0
votes

I configured a Kafka JDBC Source connector in order to push on a Kafka topic the record changed (insert or update) from a PostgreSQL database. I use "timestamp+incrementing" mode. Seems to work fine. I didnt't configure the JDBC Sink connector because I'm using a Kafka Consumer that listen on the topic.

The message on the topic is a JSON. This is an example:

{
  "schema": {
    "type": "struct",
    "fields": [
      {
        "type": "int64",
        "optional": false,
        "field": "id"
      },
      {
        "type": "int64",
        "optional": true,
        "name": "org.apache.kafka.connect.data.Timestamp",
        "version": 1,
        "field": "entity_create_date"
      },
      {
        "type": "int64",
        "optional": true,
        "name": "org.apache.kafka.connect.data.Timestamp",
        "version": 1,
        "field": "entity_modify_date"
      },
      {
        "type": "int32",
        "optional": true,
        "field": "entity_version"
      },
      {
        "type": "string",
        "optional": true,
        "field": "firstname"
      },
      {
        "type": "string",
        "optional": true,
        "field": "lastname"
      }
    ],
    "optional": false,
    "name": "author"
  },
  "payload": {
    "id": 1,
    "entity_create_date": 1600287236682,
    "entity_modify_date": 1600287236682,
    "entity_version": 1,
    "firstname": "George",
    "lastname": "Orwell"
  }
}

As you can see there is no info about if this change is captured by Source connector because of an insert or an update. I need this information. How can solve?

2

2 Answers

0
votes

You can't get that information using the JDBC Source connector, unless you do something bespoke in the source schema and triggers.
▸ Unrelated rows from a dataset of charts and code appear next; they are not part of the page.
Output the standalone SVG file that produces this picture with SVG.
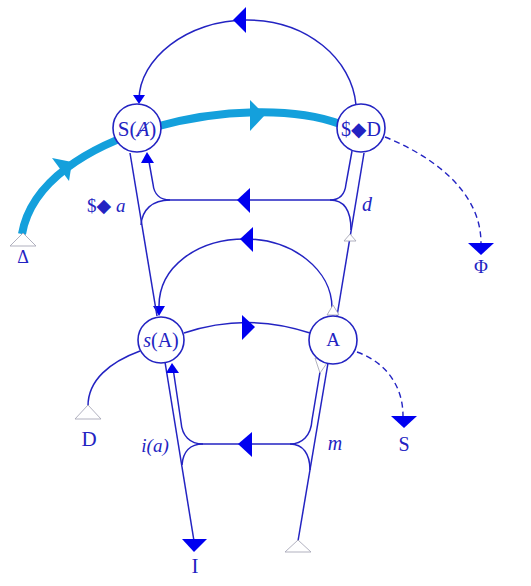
<svg xmlns="http://www.w3.org/2000/svg" width="531" height="586" viewBox="0 0 531 586">
<style>
.ln{fill:none;stroke:#2323c2;stroke-width:1.5}
.dash{fill:none;stroke:#2323c2;stroke-width:1.4;stroke-dasharray:6 4}
.cy{fill:none;stroke:#14a0dc;stroke-width:8}
.ah{fill:#0000f0;stroke:none}
.cah{fill:#14a0dc;stroke:none}
.open{fill:#fff;stroke:#a8a8b8;stroke-width:0.9}
.nd{fill:#fff;stroke:#2323c2;stroke-width:1.6}
.t{font-family:"Liberation Serif","DejaVu Serif",serif;fill:#2323c2}
.it{font-style:italic}
</style>
<rect width="531" height="586" fill="#fff"/>
<g id="connectors">
  <!-- cyan vector -->
  <path class="cy" d="M 22 234 C 40 130, 250 90, 340 124"/>
  <polygon class="cah" points="52,158 69,181 72,162"/>
  <polygon class="cah" points="250,100 250,131 265,115"/>
  <!-- top arc $<>D -> S(A) -->
  <path class="ln" d="M 356 105 C 352 59, 307 20, 247 20 C 187 20, 139 59, 139 100"/>
  <polygon class="ah" points="233,20 246,7 246,33"/>
  <polygon class="ah" points="133,95 145,95 139,104"/>
  <!-- middle arc A -> s(A) -->
  <path class="ln" d="M 332 308 C 332 270, 293 239, 245 239 C 197 239, 159 267, 159 306"/>
  <polygon class="ah" points="240,239 253,227 253,252"/>
  <polygon class="ah" points="153,306 165,306 159,316"/>
  <!-- s(A) -> A -->
  <path class="ln" d="M 184 333 Q 247 312 310 333"/>
  <polygon class="ah" points="242,315 242,340 255,327"/>
  <!-- L2: S(A) -> s(A) -->
  <path class="ln" d="M 130 153 L 157 316"/>
  <!-- R2: A -> $<>D -->
  <path class="ln" d="M 364 153 L 337 316"/>
  <!-- upper bracket -->
  <path class="ln" d="M 148 156 L 153 184 C 154 194, 160 200, 170 200 L 330 200 C 340 200, 345 194, 346 184 L 352 151"/>
  <path class="ln" d="M 170 200 C 152 200, 142 210, 141 225"/>
  <path class="ln" d="M 330 200 C 345 200, 351 212, 351 230"/>
  <polygon class="ah" points="147,152 141,163 154,163"/>
  <polygon class="ah" points="237,200 250,188 250,213"/>
  <polygon class="open" points="350,234 344,241 356,241"/>
  <!-- L1: s(A) -> I -->
  <path class="ln" d="M 165 362 L 194 541"/>
  <polygon class="ah" points="182,539 207,539 194,552"/>
  <!-- R1: start -> A -->
  <path class="ln" d="M 328 363 L 298 541"/>
  <polygon class="open" points="298,540 285,552 311,552"/>
  <!-- lower bracket -->
  <path class="ln" d="M 173 368 L 181 422 C 182 436, 190 444, 203 444 L 290 444 C 302 444, 311 436, 312 420 L 320 372"/>
  <path class="ln" d="M 203 444 C 190 444, 183 452, 182 465"/>
  <path class="ln" d="M 290 444 C 303 444, 310 454, 310 470"/>
  <polygon class="ah" points="172,363 166,373 179,373"/>
  <polygon class="ah" points="238,444 252,432 252,457"/>
  <polygon class="open" points="315,358 327,363 320,373"/>
  <polygon class="open" points="333,305 327,315 339,315"/>
  <!-- s(A) -> D -->
  <path class="ln" d="M 140 351 C 110 362, 88 380, 88 406"/>
  <polygon class="open" points="88,405 75,419 101,419"/>
  <!-- A -> S dashed -->
  <path class="dash" d="M 357 352 C 385 362, 403 385, 403 416"/>
  <polygon class="ah" points="391,416 417,416 404,428"/>
  <!-- $<>D -> Phi dashed -->
  <path class="dash" d="M 385 137 C 430 155, 481 190, 481 243"/>
  <polygon class="ah" points="468,243 494,243 481,255"/>
  <!-- Delta start -->
  <polygon class="open" points="23,233 10,246 36,246"/>
</g>
<g id="node-SA">
  <circle class="nd" cx="137" cy="128" r="24"/>
  <text class="t" x="137" y="136" font-size="21" text-anchor="middle">S(<tspan class="it">Ⱥ</tspan>)</text>
</g>
<g id="node-SD">
  <circle class="nd" cx="361" cy="128" r="24"/>
  <text class="t" x="361" y="136" font-size="20" text-anchor="middle">$◆D</text>
</g>
<g id="node-sA">
  <circle class="nd" cx="161" cy="340" r="23"/>
  <text class="t" x="161" y="347" font-size="20" text-anchor="middle"><tspan class="it">s</tspan>(A)</text>
</g>
<g id="node-A">
  <circle class="nd" cx="333" cy="340" r="24"/>
  <text class="t" x="333" y="346" font-size="19" text-anchor="middle">A</text>
</g>
<g id="labels">
  <text class="t" x="23" y="263" font-size="18" text-anchor="middle">Δ</text>
  <text class="t" x="89" y="446" font-size="21" text-anchor="middle">D</text>
  <text class="t" x="404" y="451" font-size="20" text-anchor="middle">S</text>
  <text class="t" x="195" y="573" font-size="21" text-anchor="middle">I</text>
  <text class="t" x="481" y="273" font-size="19" text-anchor="middle">Φ</text>
  <text class="t it" x="367" y="211" font-size="20" text-anchor="middle">d</text>
  <text class="t it" x="155" y="452" font-size="19" text-anchor="middle">i(a)</text>
  <text class="t it" x="335" y="450" font-size="20" text-anchor="middle">m</text>
  <text class="t" x="87" y="212" font-size="19">$◆ <tspan class="it">a</tspan></text>
</g>
</svg>
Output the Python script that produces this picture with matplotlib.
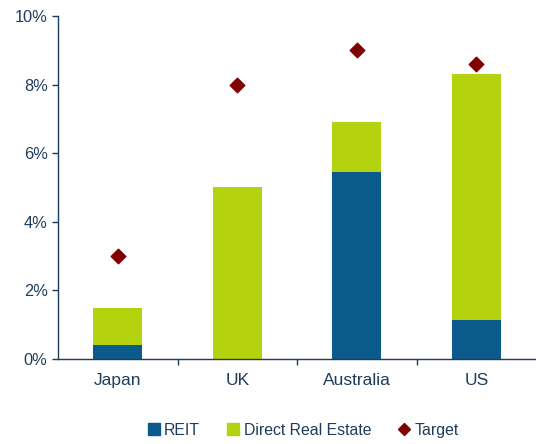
import numpy as np
import matplotlib
matplotlib.use("Agg")
import matplotlib.pyplot as plt
from matplotlib.lines import Line2D
from matplotlib.ticker import FuncFormatter, FixedLocator

# ---- data ----
countries = ["Japan", "UK", "Australia", "US"]
reit = [0.4, 0.0, 5.45, 1.15]
direct = [1.1, 5.0, 1.45, 7.15]
target = [3.0, 8.0, 9.0, 8.6]

c_reit = "#0A5A8C"
c_direct = "#B5D20E"
c_target = "#800000"
c_text = "#1F3D5A"

plt.rcParams["font.family"] = ["Liberation Sans", "DejaVu Sans"]

fig = plt.figure(figsize=(5.36, 4.44), dpi=100)
ax = fig.add_axes([58/536, 1-359/444, 1-58/536, (359-16)/444])

x = np.arange(len(countries))
w = 0.41
ax.bar(x, reit, w, color=c_reit, zorder=2)
ax.bar(x, direct, w, bottom=reit, color=c_direct, zorder=2)
ax.scatter(x, target, marker="D", s=55, color=c_target, zorder=3)

ax.set_xlim(-0.5, 3.5)
ax.set_ylim(0, 10)
ax.set_yticks(np.arange(0, 11, 2))
ax.yaxis.set_major_formatter(FuncFormatter(lambda v, p: f"{v:.0f}%"))
ax.set_xticks(x)
ax.set_xticklabels(countries)
ax.xaxis.set_minor_locator(FixedLocator([0.5, 1.5, 2.5]))

for s in ["top", "right"]:
    ax.spines[s].set_visible(False)
for s in ["left", "bottom"]:
    ax.spines[s].set_color(c_text)
    ax.spines[s].set_linewidth(1.0)

ax.tick_params(axis="y", colors=c_text, labelsize=11.8, length=4, width=1, direction="out")
ax.tick_params(axis="x", which="major", length=0, pad=10, labelsize=12.5, labelcolor=c_text)
ax.tick_params(axis="x", which="minor", length=4, width=1, color=c_text)

handles = [
    Line2D([], [], marker="s", linestyle="none", markersize=8, color=c_reit, label="REIT"),
    Line2D([], [], marker="s", linestyle="none", markersize=8, color=c_direct, label="Direct Real Estate"),
    Line2D([], [], marker="D", linestyle="none", markersize=6, color=c_target, label="Target"),
]
leg = fig.legend(handles=handles, loc="center", bbox_to_anchor=(0.564, 1-430/444), ncol=3,
                 frameon=False, fontsize=11.4, handletextpad=0.15, columnspacing=1.6, handlelength=1.0)
for t in leg.get_texts():
    t.set_color(c_text)

fig.savefig("out.png", dpi=100)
This is one of the reasons why log-based CDC is generally a better way to get events from the source database, and for other reasons including:

  • capturing deletes
  • capturing the type of operation
  • capturing all events, not just what's there at the time when the connector polls.

For more details on the nuances of this see this blog or a talk based on the same.

0
votes

Using a CDC based approach as suggested by @Robin Moffatt may be the proper way to handle your requirement. Checkout https://debezium.io/

However, looking at your table data you could use "entity_create_date" and "entity_modify_date" in your consumer to determine if the message in an insert or update. If "entity_create_date" = "entity_modify_date" then it's an insert else it's an update.